Kennedy has said he wants to eliminate the “revolving door” between the FDA and the drug industry, and that the agency should not receive payments from companies that have medicines and vaccines awaiting regulatory approval.
Trump has also signalled that he could purge the FDA and other agencies. In the final months of his first term, Trump recategorised an estimated 50,000 federal workers, making it easier to fire them and hire political allies.
While President Joe Biden rolled the measure back, Trump is expected to do something similar when he retakes the White House.
Lawrence Gostin, a global health law professor at Georgetown University in the US, said the FDA is considered the global “gold standard” for determining whether medicines and vaccines are safe and effective – but that with such uncertainty swirling around the agency, its status could be in jeopardy.
“The European Medicines Agency might supplant the FDA as the gold standard if the FDA goes off track and is politically poisoned,” Gostin told Euronews Health.
Government programmes to monitor infectious diseases could also take a hit if the US Centers for Disease Control and Prevention (CDC) and other health agencies are weakened.

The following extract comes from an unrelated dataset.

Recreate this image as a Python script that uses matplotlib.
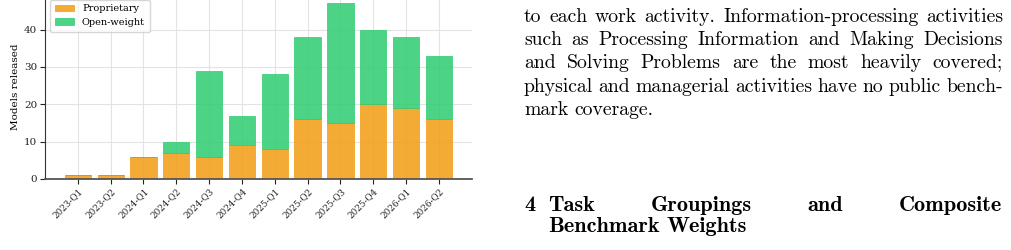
import matplotlib
matplotlib.use("Agg")
import matplotlib.pyplot as plt

quarters = ["2023-Q1", "2023-Q2", "2024-Q1", "2024-Q2", "2024-Q3", "2024-Q4",
            "2025-Q1", "2025-Q2", "2025-Q3", "2025-Q4", "2026-Q1", "2026-Q2"]
proprietary = [1, 1, 6, 7, 6, 9, 8, 16, 15, 20, 19, 16]
open_weight = [0, 0, 0, 3, 23, 8, 20, 22, 32, 20, 19, 17]

body_lines = [
    "to each work activity. Information-processing activities",
    "such as Processing Information and Making Decisions",
    "and Solving Problems are the most heavily covered;",
    "physical and managerial activities have no public bench-",
    "mark coverage.",
]
heading_num = "4"
heading_lines = ["Task Groupings and Composite", "Benchmark Weights"]

W, H = 1012, 250
fig = plt.figure(figsize=(W / 100, H / 100), dpi=100)

# chart, placed in pixel terms of the page crop
ax = fig.add_axes([45 / W, 71 / H, (471.7 - 45) / W, (179 + 5.3) / H])
x = list(range(len(quarters)))
orange = "#f39c12"
green = "#2ecc71"
ax.bar(x, proprietary, width=0.8, color=orange, alpha=0.85,
       edgecolor=orange, linewidth=0.6, label="Proprietary", zorder=2)
ax.bar(x, open_weight, width=0.8, bottom=proprietary, color=green, alpha=0.85,
       edgecolor=green, linewidth=0.6, label="Open-weight", zorder=2)

ax.set_xlim(-1, 12)
ax.set_ylim(0, 49.35)
ax.set_yticks([0, 10, 20, 30, 40])
ax.set_xticks(x)
ax.set_xticklabels(quarters, rotation=45, ha="right", rotation_mode="anchor",
                   family="DejaVu Serif", fontsize=6.3)
for lab in ax.get_yticklabels():
    lab.set_family("DejaVu Serif")
    lab.set_fontsize(7.5)
ax.tick_params(axis="both", length=3.5, width=0.8, pad=2, colors="#222222")
ax.set_ylabel("Models released", family="DejaVu Serif", fontsize=7.5, labelpad=3)
ax.grid(True, color="#e3e3e3", linewidth=0.8, zorder=0)
ax.set_axisbelow(True)
for s in ["top", "right"]:
    ax.spines[s].set_visible(False)
ax.spines["left"].set_color("#333333")
ax.spines["bottom"].set_color("#555555")
ax.spines["bottom"].set_linewidth(1.3)
leg = ax.legend(loc="upper left", prop={"family": "DejaVu Serif", "size": 7},
                frameon=True, borderpad=0.5, handlelength=2.0, framealpha=0.8,
                edgecolor="#cccccc", fancybox=True)

# page text to the right of the chart
renderer = fig.canvas.get_renderer()


def px(xp, yp):
    return xp / W, 1 - yp / H


def justified(words, x0, x1, y, family, size, weight="normal", justify=True):
    texts = [fig.text(0, 0, w, family=family, fontsize=size, weight=weight,
                      va="baseline", ha="left") for w in words]
    widths = [t.get_window_extent(renderer).width for t in texts]
    if justify and len(words) > 1:
        gap = (x1 - x0 - sum(widths)) / (len(words) - 1)
    else:
        gap = 0.33 * size * 100 / 72
    cx = x0
    for t, w in zip(texts, widths):
        t.set_position(px(cx, y))
        cx += w + gap


base_y = [21.7, 45.0, 68.3, 91.7, 115.0]
for i, line in enumerate(body_lines):
    justified(line.split(), 524, 1003, base_y[i], "cmr10", 14.2,
              justify=(i < len(body_lines) - 1))

fig.text(*px(524, 211), heading_num, family="cmb10", fontsize=16,
         va="baseline", ha="left")
justified(heading_lines[0].split(), 547.7, 1001.7, 211, "cmb10", 16)
justified(heading_lines[1].split(), 547.7, 1001.7, 232, "cmb10", 16,
          justify=False)

fig.savefig("out.png", dpi=100)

The CDC, for example, has been monitoring the spread of H5N1 bird flu and mpox, which both pose threats to global health. European agencies are keeping their own tabs on these threats and could be forced to do more if the US reduces its own efforts.
“To be effective and prepared for the next pandemic, which will certainly come, you need measuring stations all over the globe that collaborate very closely, and certainly the US is an important player,” Dr Ferry Breedveld, president of the Federation of European Academies of Medicine and a professor of internal medicine in Leiden University in the Netherlands, told Euronews Health.
Notably, though, CDC reform could come in a lot of forms. For example, Trump-era FDA chief Dr Scott Gottlieb recently suggested that some of the CDC’s core functions could be moved to other agencies, allowing the CDC to laser-focus on infectious diseases.
US policies that lead to increased vaccine scepticism may rub off in certain parts of Europe.
For example, US states look to the CDC and FDA when making decisions about which routine childhood vaccinations to require for kids to enrol in school, targeting illnesses like measles and polio.
But Trump has said he will revoke federal money from states that mandate vaccines.
Meanwhile, Kennedy – who has advanced the debunked idea that vaccines cause autism – has said that while “we’re not going to take vaccines away from anybody,” he wants additional research on vaccine safety to help people make informed decisions about whether to immunise their children.
Public health experts are concerned his rhetoric could raise unfounded fears over routine vaccines.
Americans are already less likely to vaccinate their children today than they were just a few years ago, in line with a decline in immunisation coverage across the globe. If that rate continues to fall, more US children could get sick with preventable illnesses.
Yet while Trump and Kennedy’s current plans could have serious implications in the US and around the globe, for now, there are still more questions than answers, McKee said.
“There are all sorts of uncertainties here,” he said.